IV. It is apparently conceded by relator that appellant has paid of tendered all or more than the stipulated one per centum of the gross earnings of the total business earned under the Home Telephone Company’s franchise, so that there is no ground of forfeiture there.

V. We are not entirely clear as to whether relator relies upon the alleged failure of appellant to furnish relator with the sixty telephones and fifteen desk extension telephones connected and operated with the system without expense to the city, as stipulated in the ordinance. We are under the impression, however, from statements by counsel in argument and in relator’s brief, that the situation is, that appellant is not furnishing the automatic telephones, but is furnishing relator, without expense to it, manual telephones to the specified number under the franchise. If that is the case, we do not consider the relator has a ground for forfeiture under that provision. In fact, we should consider a failure in that respect a trivial failure, and believe that relator is also indifferent to that reason for asserting a forfeiture, if no other more valid and substantial reason exists.

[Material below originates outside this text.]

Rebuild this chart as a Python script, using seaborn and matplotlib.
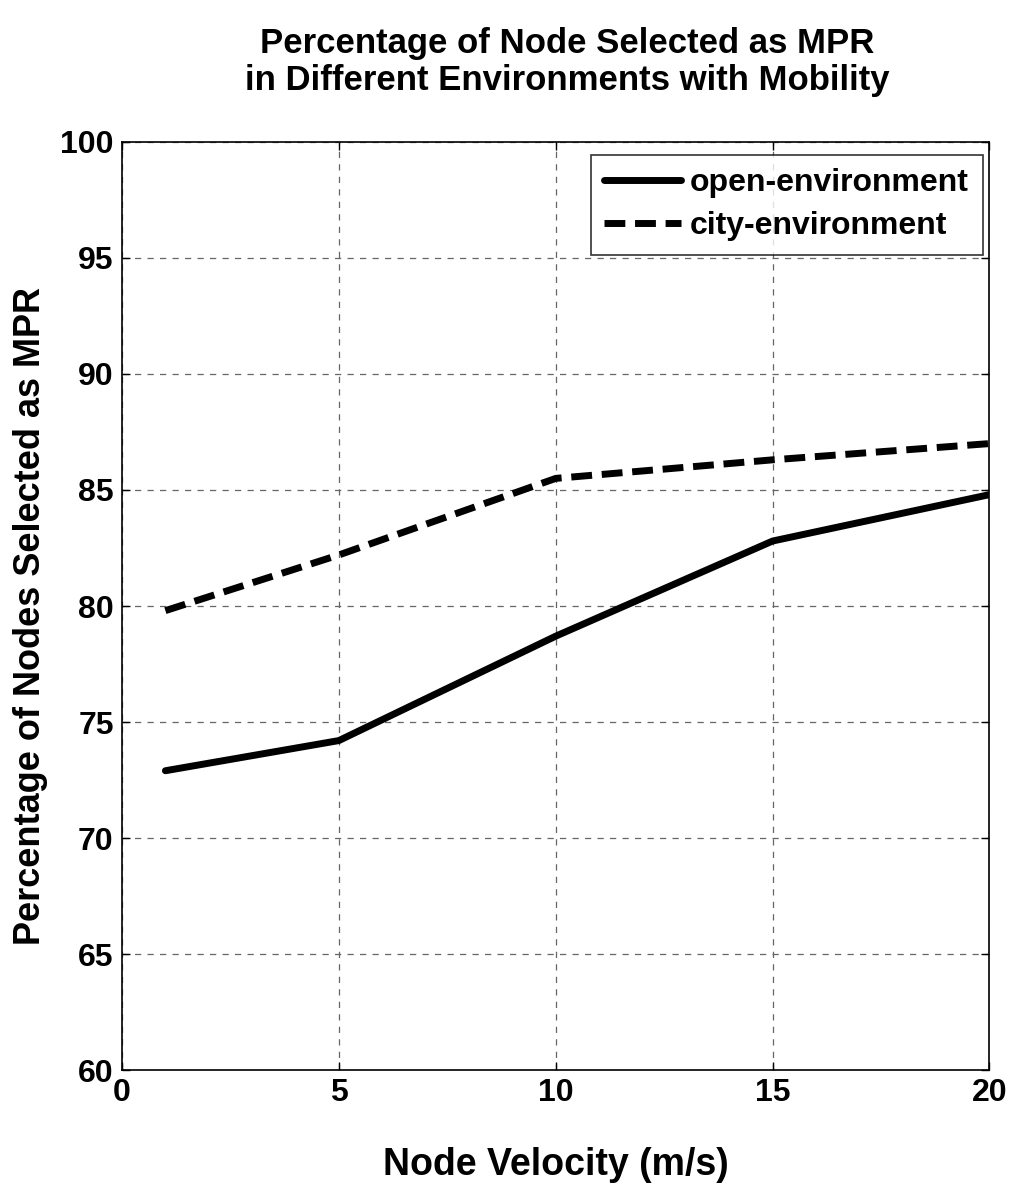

We conclude, therefore, that appellant has a valid title by purchase at judicial sale of the franchise and property of the Home Telephone Company of Puget Sound, and holds same subject to all the conditions stipulated as conditions in the grant of the franchise by the relator,- and implied under the constitution and general laws of the state, and has not given cause of forfeiture thereof.

The judgment is therefore reversed and the cause dismissed.

Mokris, C. J., Mount, Chadwick, and Pakkeb, JJ., concur.